Lawyers Eye Maui as Potential Avenue for CWA Enforcement Post-Sackett
Brooks Smith, a partner in Troutman Pepper's Environmental + Natural Resources Practice Group, was quoted in the June 7, 2023 InsideEPA article, " Lawyers Eye Maui as Potential Avenue for CWA Enforcement Post-Sackett."
Smith echoed this idea, noting that Justice Scalia, in a previous WOTUS suit Rapanos v. United States, essentially said that "you can't evade jurisdiction."

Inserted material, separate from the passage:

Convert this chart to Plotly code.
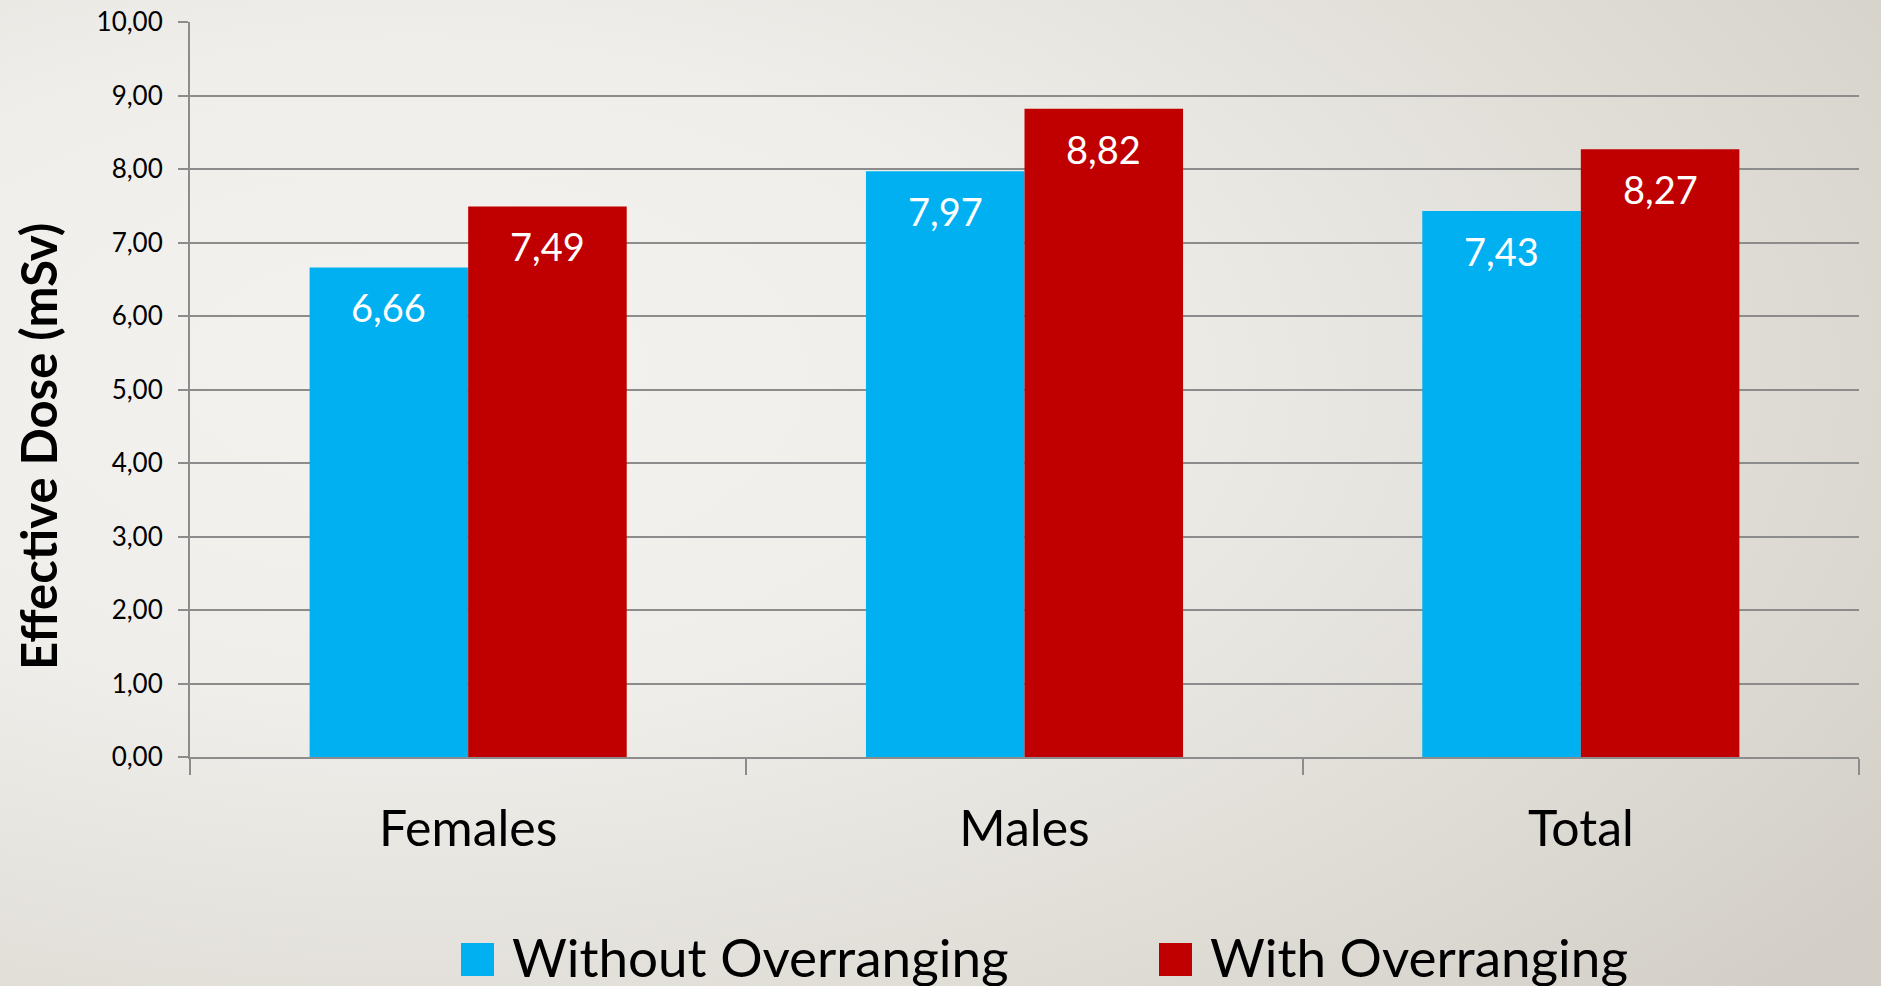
import base64
import plotly.graph_objects as go

categories = ["Females", "Males", "Total"]
without_overranging = [6.66, 7.97, 7.43]
with_overranging = [7.49, 8.82, 8.27]
series_names = ["Without Overranging", "With Overranging"]
y_ticks = [0, 1, 2, 3, 4, 5, 6, 7, 8, 9, 10]
y_title = "Effective Dose (mSv)"

W, H = 1881, 986
ML, MR, MT, MB = 190, 22, 22, 229
PW, PH = W - ML - MR, H - MT - MB
BARGAP = 0.43

FONT = "Lato"
BLUE = "#00B0F0"
RED = "#C00000"
GRID = "#8c8c8c"
COLORS = [BLUE, RED]

svg = f"""<svg xmlns='http://www.w3.org/2000/svg' width='{W}' height='{H}' viewBox='0 0 {W} {H}' preserveAspectRatio='none'>
<defs><radialGradient id='g' cx='0.22' cy='0.38' r='0.95' fx='0.22' fy='0.38'>
<stop offset='0' stop-color='#f3f2ee'/>
<stop offset='0.35' stop-color='#efeeea'/>
<stop offset='0.7' stop-color='#e1ded8'/>
<stop offset='1' stop-color='#d3cfc8'/>
</radialGradient></defs>
<rect width='{W}' height='{H}' fill='url(#g)'/></svg>"""
bg_uri = "data:image/svg+xml;base64," + base64.b64encode(svg.encode()).decode()

def px_x(p):
    return (p - ML) / PW

def px_y(p):
    return (MT + PH - p) / PH

fig = go.Figure()
series = [without_overranging, with_overranging]
for name, vals, col in zip(series_names, series, COLORS):
    fig.add_trace(go.Bar(
        x=categories, y=vals, name=name,
        marker=dict(color=col, line=dict(width=0)),
        showlegend=False,
        hoverinfo="skip",
    ))

# value labels anchored to the bars' data coordinates
bar_w = PW / len(categories) * (1 - BARGAP) / len(series)
annotations = []
for si, vals in enumerate(series):
    shift = (si - (len(series) - 1) / 2) * bar_w
    for c, v in zip(categories, vals):
        annotations.append(dict(
            x=c, y=v, xref="x", yref="y", text=f"{v:.2f}".replace(".", ","),
            showarrow=False, xanchor="center", yanchor="top",
            xshift=shift, yshift=-15,
            font=dict(family=FONT, size=38, color="white"),
        ))

# y-axis title
annotations.append(dict(
    x=px_x(38), y=px_y(447), xref="paper", yref="paper",
    text=f"<b>{y_title}</b>", textangle=-90, showarrow=False,
    xanchor="center", yanchor="middle",
    font=dict(family=FONT, size=49, color="#000000"),
))

# legend
shapes = []
legend_swatch_x = [461, 1159]
for name, col, sx in zip(series_names, COLORS, legend_swatch_x):
    shapes.append(dict(type="rect", xref="paper", yref="paper",
                       x0=px_x(sx), x1=px_x(sx + 33), y0=px_y(976), y1=px_y(943),
                       fillcolor=col, line=dict(width=0), layer="above"))
    annotations.append(dict(
        x=px_x(sx + 49), y=px_y(956), xref="paper", yref="paper",
        text=name, showarrow=False, xanchor="left", yanchor="middle",
        font=dict(family=FONT, size=53, color="#000000"),
    ))

fig.update_layout(
    width=W, height=H,
    margin=dict(l=ML, r=MR, t=MT, b=MB, autoexpand=False),
    separators=",.",
    barmode="group", bargap=BARGAP, bargroupgap=0,
    paper_bgcolor="#ecebe7", plot_bgcolor="rgba(0,0,0,0)",
    font=dict(family=FONT, color="#000000"),
    showlegend=False,
    annotations=annotations,
    shapes=shapes,
    images=[dict(source=bg_uri, xref="paper", yref="paper",
                 x=-ML / PW, y=1 + MT / PH, sizex=W / PW, sizey=H / PH,
                 xanchor="left", yanchor="top", sizing="stretch", layer="below")],
    xaxis=dict(
        showline=True, linecolor=GRID, linewidth=2,
        ticks="outside", tickson="boundaries", ticklen=16, tickwidth=2, tickcolor=GRID,
        tickfont=dict(family=FONT, size=50, color="#000000"),
        ticklabelstandoff=27,
        showgrid=False,
    ),
    yaxis=dict(
        range=[0, 10], tickvals=y_ticks, tickformat=".2f",
        showgrid=True, gridcolor=GRID, gridwidth=2,
        showline=True, linecolor=GRID, linewidth=2,
        ticks="outside", ticklen=10, tickwidth=2, tickcolor=GRID,
        tickfont=dict(family=FONT, size=26, color="#000000"),
        ticklabelstandoff=10,
        zeroline=False,
    ),
)

fig.write_html("out.html")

"In Maui it was in the context of 402 NPDES permits, but you couldn't evade the 402 permit simply by discharging into a noncovered water feature that then was upstream and flowed into a covered feature. So, I read that to suggest, if you were to read Sackett to say ephemeral waters are no longer jurisdictional, and you had a 402 discharge into an ephemeral water, on its face you might say a NPDES permit is no longer required because it's not a discharge into a [WOTUS]. But I think under the Kavanaugh, Scalia interpretation, you may nonetheless be required . . . to protect downstream waters," Smith added.
While Craig and Schiff note that court review of this particular issue may stem from a legal challenge to a permit, Smith points to the EPA guidance currently under White House review.
"What I wonder is whether this will bubble up as an appeal to a forthcoming EPA rule… or as an appeal from one of these lower court decisions. I think that actually may influence how the Supreme Court reacts as well," Smith said.